残暑お見舞い

昨夜の東京官邸前集会で,「原発差止判決」を書いた元裁判官の,井戸謙一弁護士があいさつされた.そのことがJanJanBlogで紹介されている.こういう井戸弁護士の姿にはほんとうに励まされる.井戸弁護士は,先日も人民新聞で「志賀原発2号機 運転差し止め判決の元裁判官・井戸謙一さんが語る」と大阪での集会の発言が紹介されていた.井戸弁護士が言われるように,日本の裁判所は三権分立の立前の裏で,戦後一貫して良心的な裁判官に対し見せしめ的差別人事をおこない,司法を政治に従属させてきた.典型は原発裁判であり,この間の小沢氏に対する検察審査会制度をつかった攻撃であった.取り仕切っていたのは最高裁事務局.ここを通してアメリカの意図を司法に反映させてきた.その一方で,核惨事を引きおこした東京電力の企業犯罪については,捜査すらおこなわれず今日に至っている.裁判所自体が旧体制・原子力村の一部,その利益のために動いてきたのだ.近代政治の立前の三権分立が,戦後日本においてはまったくのウソであった.

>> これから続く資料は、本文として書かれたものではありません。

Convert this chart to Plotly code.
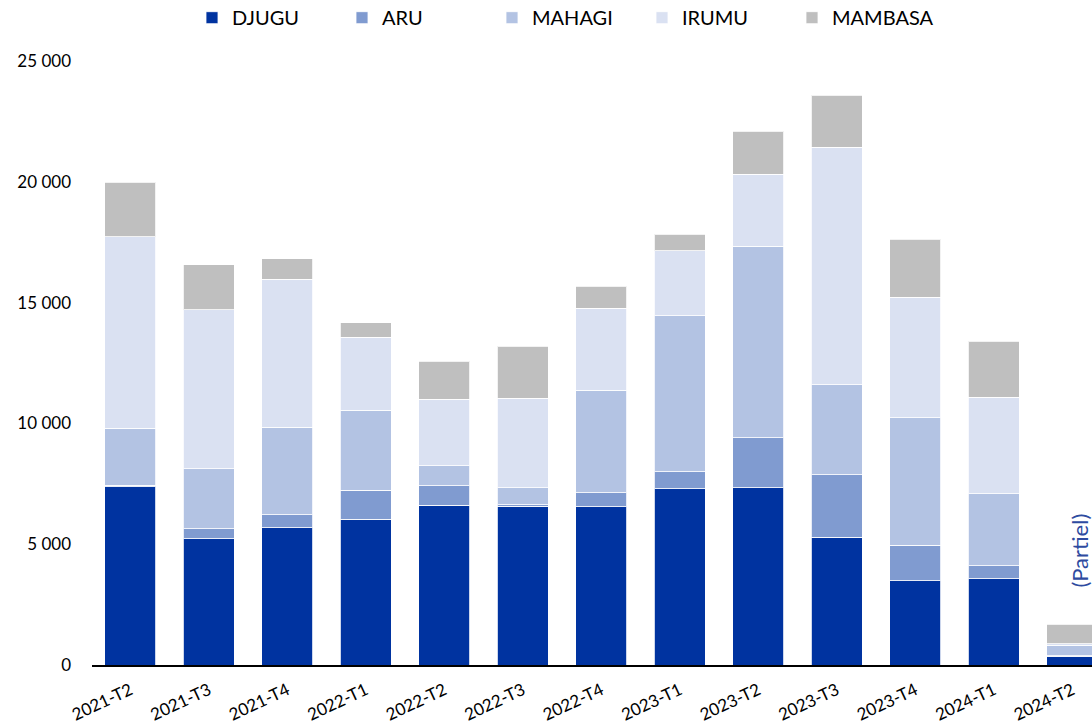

井戸さんの姿をネットで見て励まされてこれを書きはじめたのだが,私の方は昨日までの11日間,毎日5〜6時間授業をしてきた.結構面白かったがまた疲れた.高校生に数学を教えるのは,やはり止められない.そこでのテストの採点もようやく終わり月曜日に事務所に届けるところまで来た.これで私の夏の仕事は終わり.しかしまだ9月10日締め切りの問題作成,原稿整理の仕事がある.これがたいへんだし責任もある.この作業を再開した.ということで合間にこれを書いている.さすがにこの間は『Poncelet's Theorem』は数頁しか進まなかった.定義集も考える準備をしはじめただけだった.こうしてようやくに夏期講習も終わり,夏の間拡散した感性をもう一度集中して,仕事にかからなければならない.
この間,日本,中国,韓国の間のいわゆる領土問題が表面化してきた.しかし外交は内政の延長である.韓国大統領があのようの行動に出たのはこの4年間の彼の治世が韓国内でまったく支持されていないことがある.内政で人々の支持を得られないとき,対外的に強硬に出るというのは使い古された為政者の手段である.これに野田も乗った.原発問題,消費税問題やオスプレイ配備問題などを見えなくするために,領土問題をむしかえしそれを政府系御用新聞である日本の大手新聞があおり,騒ぎになった.しかし歴史的経過を見れば,現代に残る日本がかかわる東アジアの領土問題は,アメリカが日本とサンフランシスコ講和条約を結ぶときに,あえて曖昧においたことに起因している.そしてアメリカは再びそれを活用し,今回の領土問題の騒ぎを引きおこした.植草さんが「領土紛争はアメリカが仕掛けた」で書いておられるように,この問題の背景にアメリカがある.いまやアメリカはこの地上世界で無用の長物である.アメリカの為政者は自らの存在価値を演出するために,紛争を引きおこし調停者としての役割を演じようとする.日本の外務官僚もこれにのる.それに操られて野田が喋る.ということである.
世界の趨勢は帝国アメリカの凋落であり,世界各地でそれぞれにアメリカ後の体制を模索する時代である.強欲な資本主義,帝国アメリカの世界から,人間原理の世への長期にわたる転換過程,これが現代である.昨今の領土問題の動きもこの過程の一コマに過ぎない.再び外交は内政の延長である.内政,それは原発廃止,廃炉過程への政治体制を生みだすこと,これであり,福島の子供たちの疎開を実現し,沖縄の基地を撤去し,消費税増税廃止,地方の活性化,農業振興を,つまり経済よりも生活を第一とする政治の実現である.この過程を飛び越えることはできない.今度の金曜日は大阪関電前に行くつもり.秋の気配を朝夕に感じるとは言え,残暑厳しきこの頃である.